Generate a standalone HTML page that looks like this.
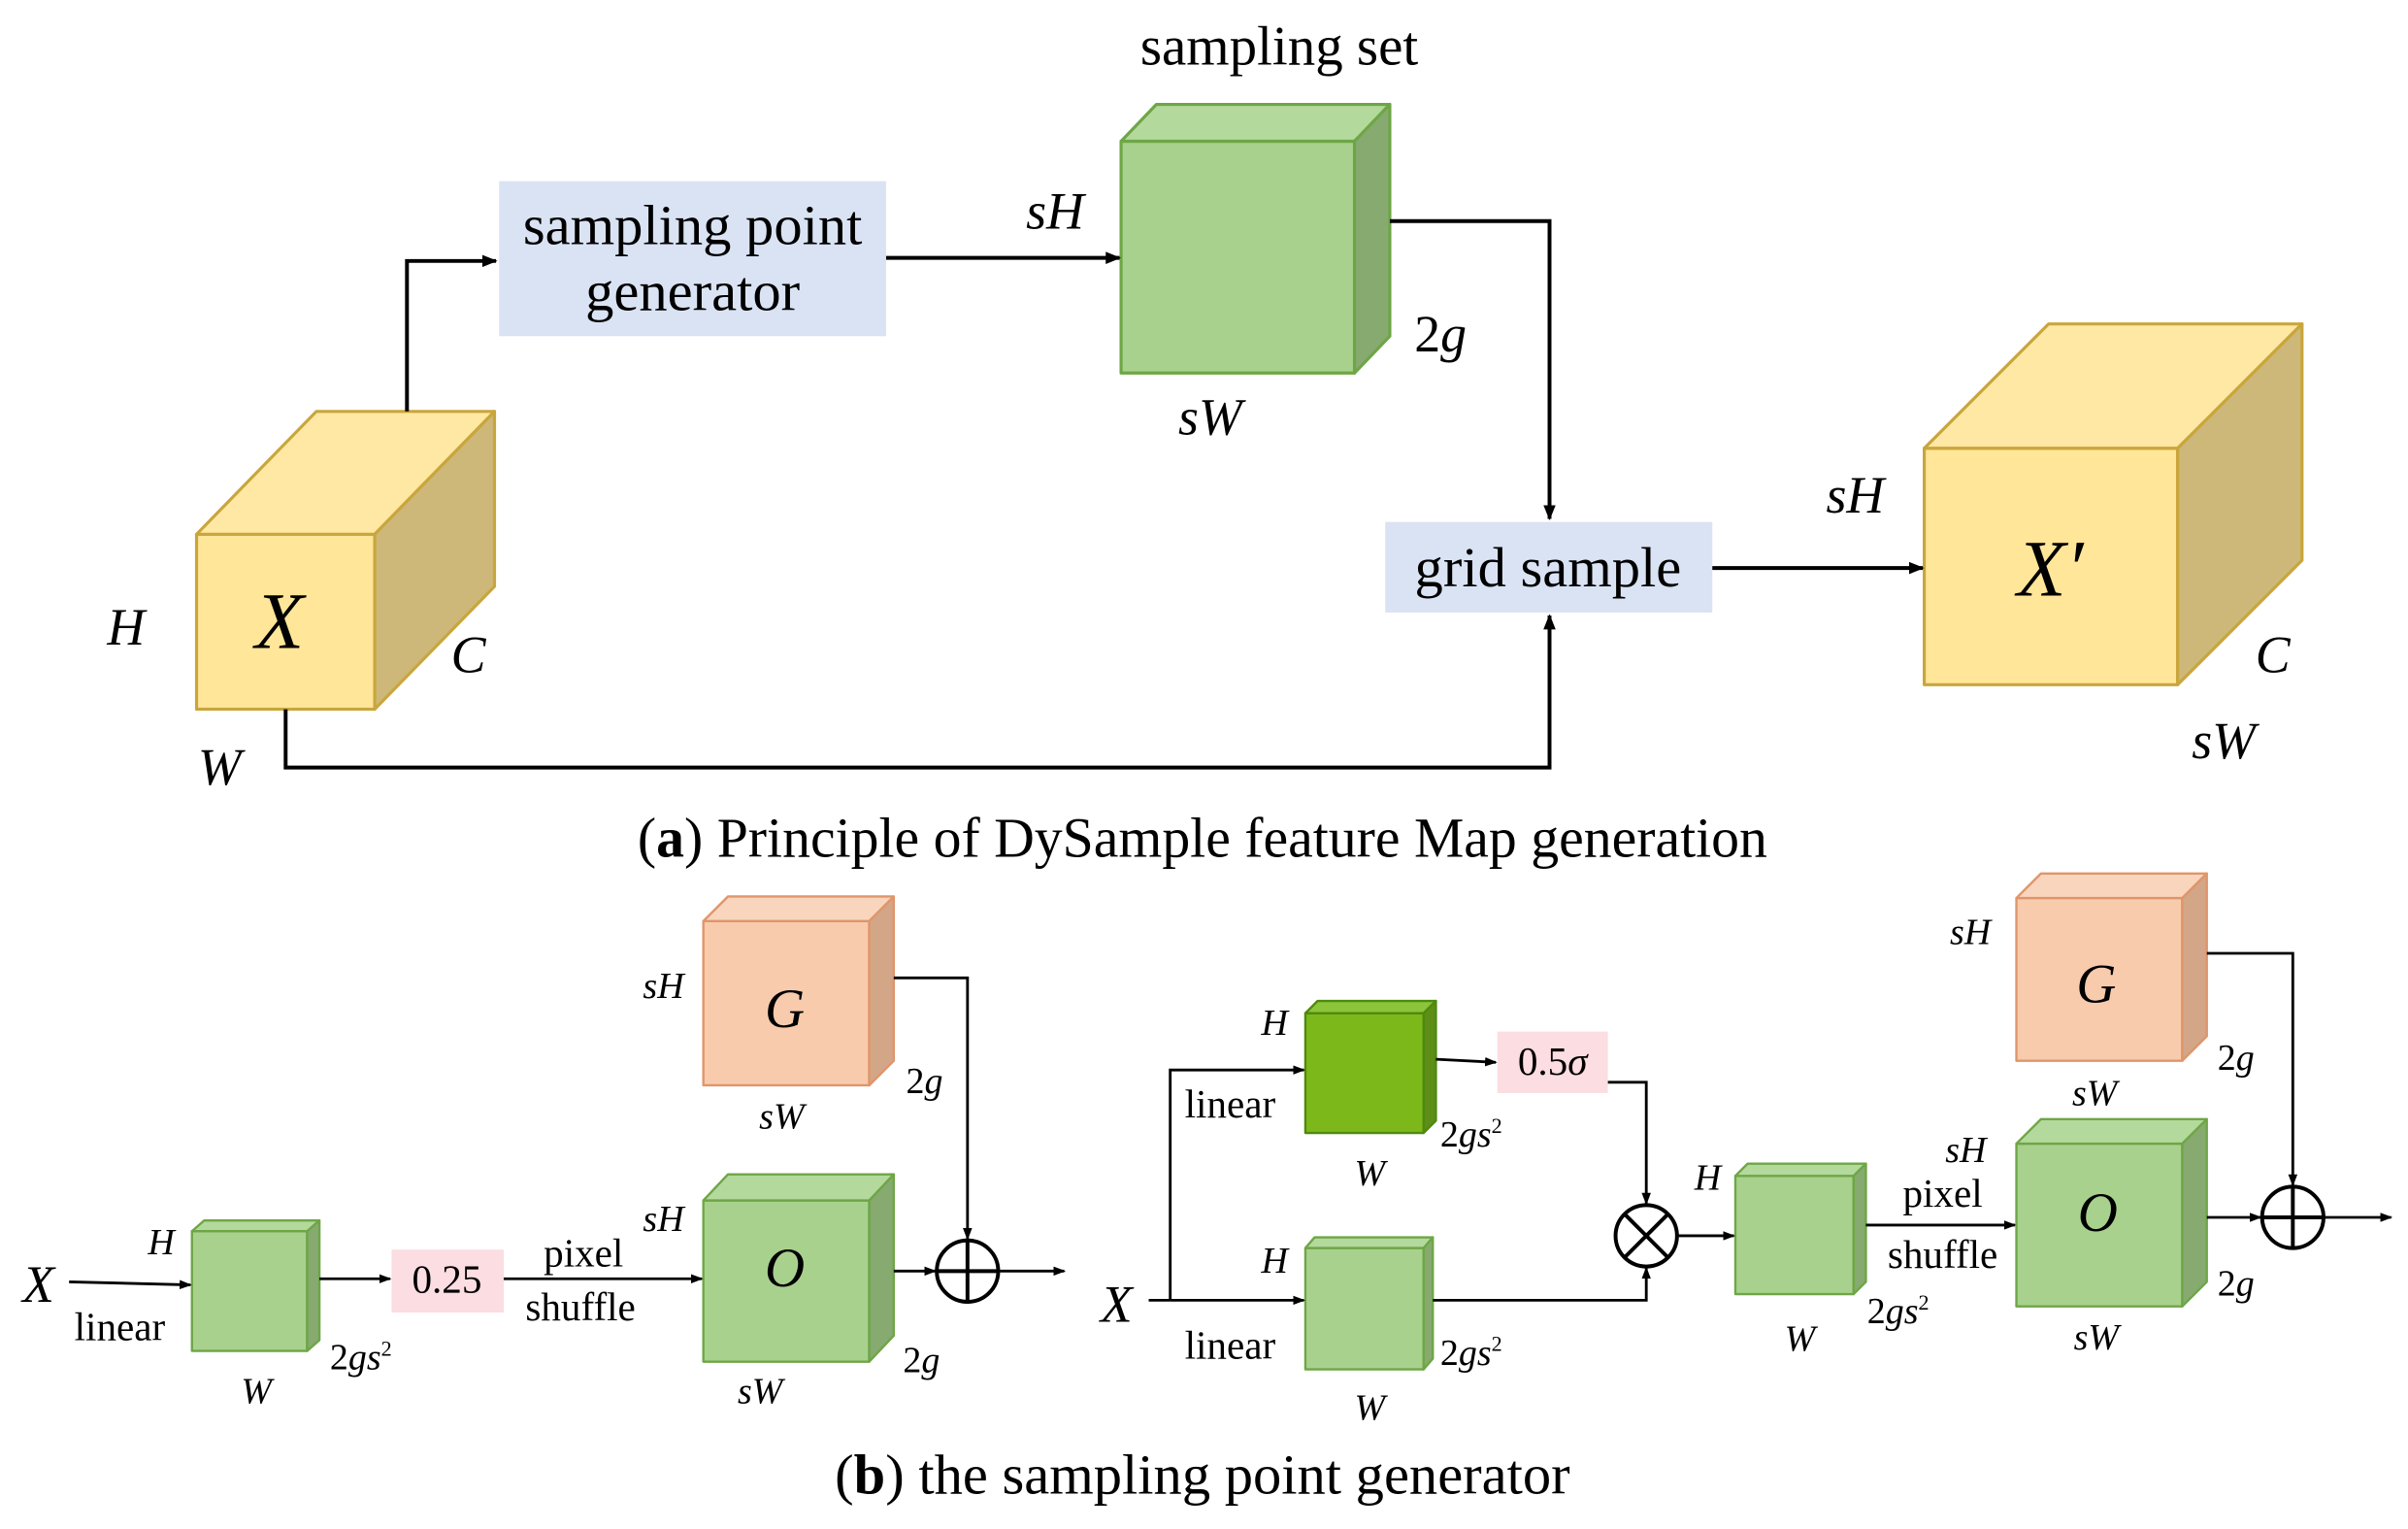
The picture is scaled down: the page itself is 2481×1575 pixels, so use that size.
<!DOCTYPE html>
<html><head><meta charset="utf-8"><style>
html,body{margin:0;padding:0;background:#fff;}
svg{display:block}
text{font-family:"Liberation Serif",serif;fill:#000}
.i{font-style:italic}
</style></head><body>
<svg width="2481" height="1575" viewBox="0 0 1568 996" preserveAspectRatio="none" xmlns="http://www.w3.org/2000/svg">
<defs>
<marker id="a" markerWidth="10" markerHeight="8" refX="9" refY="4" orient="auto" markerUnits="userSpaceOnUse"><path d="M0,0 L10,4 L0,8 z" fill="#000"/></marker>
<marker id="b" markerWidth="8" markerHeight="6" refX="7" refY="3" orient="auto" markerUnits="userSpaceOnUse"><path d="M0,0 L8,3 L0,6 z" fill="#000"/></marker>
</defs>
<g stroke-linejoin="round">
<rect x="128" y="348" width="116" height="114" fill="#FFE699" stroke="#C9A63C" stroke-width="2"/>
<polygon points="128,348 206,268 322,268 244,348" fill="#FFE8A3" stroke="#C9A63C" stroke-width="2"/>
<polygon points="244,348 322,268 322,382 244,462" fill="#CDB879" stroke="#C9A63C" stroke-width="2"/>
<rect x="730" y="92" width="152" height="151" fill="#A9D18E" stroke="#6EA646" stroke-width="2"/>
<polygon points="730,92 753,68 905,68 882,92" fill="#B4D99C" stroke="#6EA646" stroke-width="2"/>
<polygon points="882,92 905,68 905,219 882,243" fill="#87AA70" stroke="#6EA646" stroke-width="2"/>
<rect x="1253" y="292" width="165" height="154" fill="#FFE699" stroke="#C9A63C" stroke-width="2"/>
<polygon points="1253,292 1334,211 1499,211 1418,292" fill="#FFE8A3" stroke="#C9A63C" stroke-width="2"/>
<polygon points="1418,292 1499,211 1499,365 1418,446" fill="#CDB879" stroke="#C9A63C" stroke-width="2"/>
</g>
<rect x="325" y="118" width="252" height="101" fill="#DAE3F3"/>
<rect x="902" y="340" width="213" height="59" fill="#DAE3F3"/>
<g fill="none" stroke="#000" stroke-width="2.5">
<polyline points="265,268 265,170 323,170" marker-end="url(#a)"/>
<line x1="577" y1="168" x2="729" y2="168" marker-end="url(#a)"/>
<polyline points="905,144 1009,144 1009,338" marker-end="url(#a)"/>
<line x1="1115" y1="370" x2="1252" y2="370" marker-end="url(#a)"/>
<polyline points="186,462 186,500 1009,500 1009,401" marker-end="url(#a)"/>
</g>
<text x="833" y="42" font-size="36" text-anchor="middle">sampling set</text>
<text x="451" y="159" font-size="37" text-anchor="middle">sampling point</text>
<text x="451" y="202" font-size="37" text-anchor="middle">generator</text>
<text x="1008" y="382" font-size="37" text-anchor="middle">grid sample</text>
<text x="182" y="422" font-size="52" class="i" text-anchor="middle">X</text>
<text x="1335" y="388" font-size="52" class="i" text-anchor="middle">X′</text>
<text x="82" y="420" font-size="34" class="i" text-anchor="middle">H</text>
<text x="305" y="438" font-size="34" class="i" text-anchor="middle">C</text>
<text x="143" y="511" font-size="34" class="i" text-anchor="middle">W</text>
<text x="687" y="149" font-size="34" class="i" text-anchor="middle">sH</text>
<text x="938" y="229" font-size="34" text-anchor="middle">2<tspan class="i">g</tspan></text>
<text x="788" y="283" font-size="34" class="i" text-anchor="middle">sW</text>
<text x="1208" y="334" font-size="34" class="i" text-anchor="middle">sH</text>
<text x="1480" y="438" font-size="34" class="i" text-anchor="middle">C</text>
<text x="1448" y="494" font-size="34" class="i" text-anchor="middle">sW</text>
<text x="783" y="558" font-size="36.5" text-anchor="middle">(<tspan font-weight="bold">a</tspan>) Principle of DySample feature Map generation</text>

<g stroke-linejoin="round" stroke-width="1.5">
<g stroke="#6EA646">
<rect x="125" y="802" width="75" height="78" fill="#A9D18E"/>
<polygon points="125,802 133,795 208,795 200,802" fill="#B4D99C"/>
<polygon points="200,802 208,795 208,873 200,880" fill="#87AA70"/>
<rect x="458" y="782" width="108" height="105" fill="#A9D18E"/>
<polygon points="458,782 474,765 582,765 566,782" fill="#B4D99C"/>
<polygon points="566,782 582,765 582,870 566,887" fill="#87AA70"/>
<rect x="850" y="813" width="77" height="79" fill="#A9D18E"/>
<polygon points="850,813 856,806 933,806 927,813" fill="#B4D99C"/>
<polygon points="927,813 933,806 933,885 927,892" fill="#87AA70"/>
<rect x="1130" y="766" width="77" height="77" fill="#A9D18E"/>
<polygon points="1130,766 1138,758 1215,758 1207,766" fill="#B4D99C"/>
<polygon points="1207,766 1215,758 1215,835 1207,843" fill="#87AA70"/>
<rect x="1313" y="745" width="108" height="106" fill="#A9D18E"/>
<polygon points="1313,745 1329,729 1437,729 1421,745" fill="#B4D99C"/>
<polygon points="1421,745 1437,729 1437,835 1421,851" fill="#87AA70"/>
</g>
<g stroke="#4E8A0E">
<rect x="850" y="660" width="77" height="78" fill="#7CB81A"/>
<polygon points="850,660 858,652 935,652 927,660" fill="#8CC43A"/>
<polygon points="927,660 935,652 935,730 927,738" fill="#5E8E18"/>
</g>
<g stroke="#E0956A">
<rect x="458" y="600" width="108" height="107" fill="#F8CBAD"/>
<polygon points="458,600 474,584 582,584 566,600" fill="#F9D5BD"/>
<polygon points="566,600 582,584 582,691 566,707" fill="#D3A688"/>
<rect x="1313" y="585" width="108" height="106" fill="#F8CBAD"/>
<polygon points="1313,585 1329,569 1437,569 1421,585" fill="#F9D5BD"/>
<polygon points="1421,585 1437,569 1437,675 1421,691" fill="#D3A688"/>
</g>
</g>
<rect x="255" y="814" width="73" height="41" fill="#FBDDE2"/>
<rect x="975" y="672" width="72" height="40" fill="#FBDDE2"/>
<g fill="none" stroke="#000" stroke-width="1.8">
<line x1="45" y1="835" x2="124" y2="837" marker-end="url(#b)"/>
<line x1="208" y1="833" x2="254" y2="833" marker-end="url(#b)"/>
<line x1="328" y1="833" x2="457" y2="833" marker-end="url(#b)"/>
<polyline points="582,637 630,637 630,807" marker-end="url(#b)"/>
<line x1="582" y1="828" x2="609" y2="828" marker-end="url(#b)"/>
<line x1="651" y1="828" x2="693" y2="828" marker-end="url(#b)"/>
<circle cx="630" cy="828" r="20" stroke-width="2.5"/>
<line x1="610" y1="828" x2="650" y2="828" stroke-width="2.5"/>
<line x1="630" y1="808" x2="630" y2="848" stroke-width="2.5"/>
<polyline points="748,847 762,847"/>
<polyline points="762,847 762,697 849,697" marker-end="url(#b)"/>
<line x1="762" y1="847" x2="849" y2="847" marker-end="url(#b)"/>
<line x1="935" y1="690" x2="974" y2="692" marker-end="url(#b)"/>
<polyline points="1047,705 1072,705 1072,784" marker-end="url(#b)"/>
<polyline points="933,847 1072,847 1072,826" marker-end="url(#b)"/>
<circle cx="1072" cy="805" r="20" stroke-width="2.5"/>
<line x1="1058" y1="791" x2="1086" y2="819" stroke-width="2.5"/>
<line x1="1086" y1="791" x2="1058" y2="819" stroke-width="2.5"/>
<line x1="1092" y1="805" x2="1129" y2="805" marker-end="url(#b)"/>
<line x1="1215" y1="798" x2="1312" y2="798" marker-end="url(#b)"/>
<polyline points="1437,621 1493,621 1493,772" marker-end="url(#b)"/>
<line x1="1437" y1="793" x2="1472" y2="793" marker-end="url(#b)"/>
<line x1="1513" y1="793" x2="1557" y2="793" marker-end="url(#b)"/>
<circle cx="1493" cy="793" r="20" stroke-width="2.5"/>
<line x1="1473" y1="793" x2="1513" y2="793" stroke-width="2.5"/>
<line x1="1493" y1="773" x2="1493" y2="813" stroke-width="2.5"/>
</g>
<g font-size="26" text-anchor="middle">
<text x="25" y="848" font-size="34" class="i">X</text>
<text x="78" y="873">linear</text>
<text x="105" y="817" class="i" font-size="24">H</text>
<text x="167" y="914" class="i" font-size="24">W</text>
<text x="235" y="892" font-size="24">2<tspan class="i">gs</tspan><tspan font-size="14" dy="-9">2</tspan></text>
<text x="291" y="842">0.25</text>
<text x="380" y="825">pixel</text>
<text x="378" y="860">shuffle</text>
<text x="432" y="802" class="i" font-size="24">sH</text>
<text x="511" y="838" class="i" font-size="36">O</text>
<text x="495" y="914" class="i" font-size="24">sW</text>
<text x="600" y="894" font-size="24">2<tspan class="i">g</tspan></text>
<text x="511" y="669" class="i" font-size="36">G</text>
<text x="432" y="650" class="i" font-size="24">sH</text>
<text x="509" y="735" class="i" font-size="24">sW</text>
<text x="602" y="712" font-size="24">2<tspan class="i">g</tspan></text>
<text x="727" y="861" font-size="34" class="i">X</text>
<text x="801" y="728">linear</text>
<text x="801" y="885">linear</text>
<text x="830" y="674" class="i" font-size="24">H</text>
<text x="892" y="772" class="i" font-size="24">W</text>
<text x="958" y="747" font-size="24">2<tspan class="i">gs</tspan><tspan font-size="14" dy="-9">2</tspan></text>
<text x="1011" y="700">0.5<tspan class="i">σ</tspan></text>
<text x="830" y="829" class="i" font-size="24">H</text>
<text x="892" y="925" class="i" font-size="24">W</text>
<text x="958" y="889" font-size="24">2<tspan class="i">gs</tspan><tspan font-size="14" dy="-9">2</tspan></text>
<text x="1112" y="775" class="i" font-size="24">H</text>
<text x="1172" y="880" class="i" font-size="24">W</text>
<text x="1236" y="862" font-size="24">2<tspan class="i">gs</tspan><tspan font-size="14" dy="-9">2</tspan></text>
<text x="1280" y="757" class="i" font-size="24">sH</text>
<text x="1265" y="786">pixel</text>
<text x="1265" y="826">shuffle</text>
<text x="1366" y="802" class="i" font-size="36">O</text>
<text x="1365" y="879" class="i" font-size="24">sW</text>
<text x="1456" y="844" font-size="24">2<tspan class="i">g</tspan></text>
<text x="1365" y="653" class="i" font-size="36">G</text>
<text x="1283" y="615" class="i" font-size="24">sH</text>
<text x="1364" y="720" class="i" font-size="24">sW</text>
<text x="1456" y="697" font-size="24">2<tspan class="i">g</tspan></text>
</g>
<text x="783" y="973" font-size="37" text-anchor="middle">(<tspan font-weight="bold">b</tspan>) the sampling point generator</text>
</svg>
</body></html>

──────────

### THE PROBLEM
Pull out each line holding the string "that".

### TASK ANSWER
Generate a standalone HTML page that looks like this.
The picture is scaled down: the page itself is 2481×1575 pixels, so use that size.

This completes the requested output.